The collection and distribution of ongoing support remains the responsibility of the IV-D agency. The National Fine Center or Clerks of Court for the U.S. District Courts are only involved in the collection/distribution of restitution (arrears) payments.

X Post conviction follow-up:

In cases where the USAO has obtained a conviction or negotiated settlement to the offense, the IV-D office working the underlying case should receive a copy of the sentencing or settlement document. Upon a conviction under CSRA, restitution is required under the Act. Restitution is defined in the Act as the total past-due support obligation at the time of sentencing. If the noncustodial parent fails to pay restitution or current support payments, the IV-D office working the case should notify the USAO that handled the criminal action.

Post conviction procedures should be spelled out in the Memorandum of Understanding negotiated between the IV-D agency and the USAO.

XI What effect do the U.S. District Court decisions finding the Act unconstitutional have upon the CSRA initiative?

The fact that a few U.S. District Courts have found the Act to be unconstitutional will have little impact upon the CSRA initiative. DOJ is pursuing appeals of these trial court decisions. On August 12, 1996, the first appellate court decision regarding the constitutionality of the Act was handed down by the U.S. Court of Appeals for the Second Circuit. The Court of Appeals for the Second Circuit issued an opinion in the case of United Stated v. Sage upholding the constitutionality of the Act. The Second Circuit includes the States of New York, Connecticut and Vermont. In the Sage case, the defendant entered a conditional guilty plea in the U.S. District Court (Connecticut). The appeal in the Sage case was initiated by the noncustodial parent. To date, no appellate court has reviewed one of the U.S. District Court decisions finding the Act to be unconstitutional.

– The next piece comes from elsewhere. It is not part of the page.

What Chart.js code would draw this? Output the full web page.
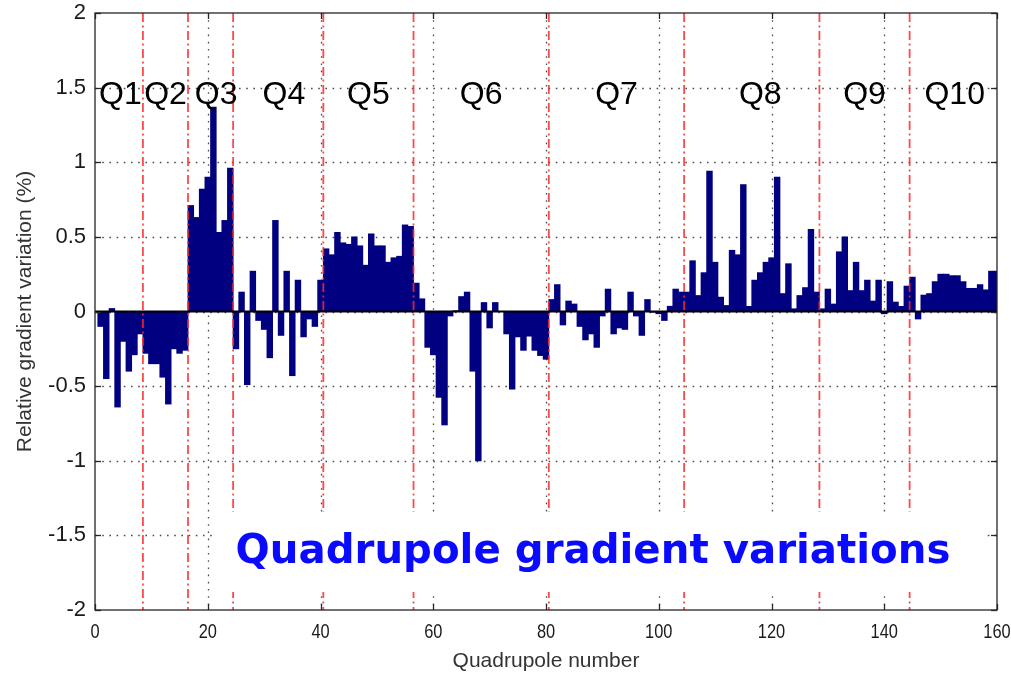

Therefore, except for the specific districts that have found the Act unconstitutional, DOJ continues to actively pursue the prosecution of these cases. IV-D offices located within a District where the CSRA was found to be unconstitutional should not refer cases to their local USAO. In the alternative, the IV-D office should review the venue options to see if the case may be filed in another District. If venue is appropriate in another State/county, the IV-D office should route the CSRA referral to a IV-D office in that other jurisdiction, for referral to the USAO consistent with the Memorandum of Understanding developed in that jurisdiction (See attachment E for a listing of jurisdictions affected by adverse decisions.)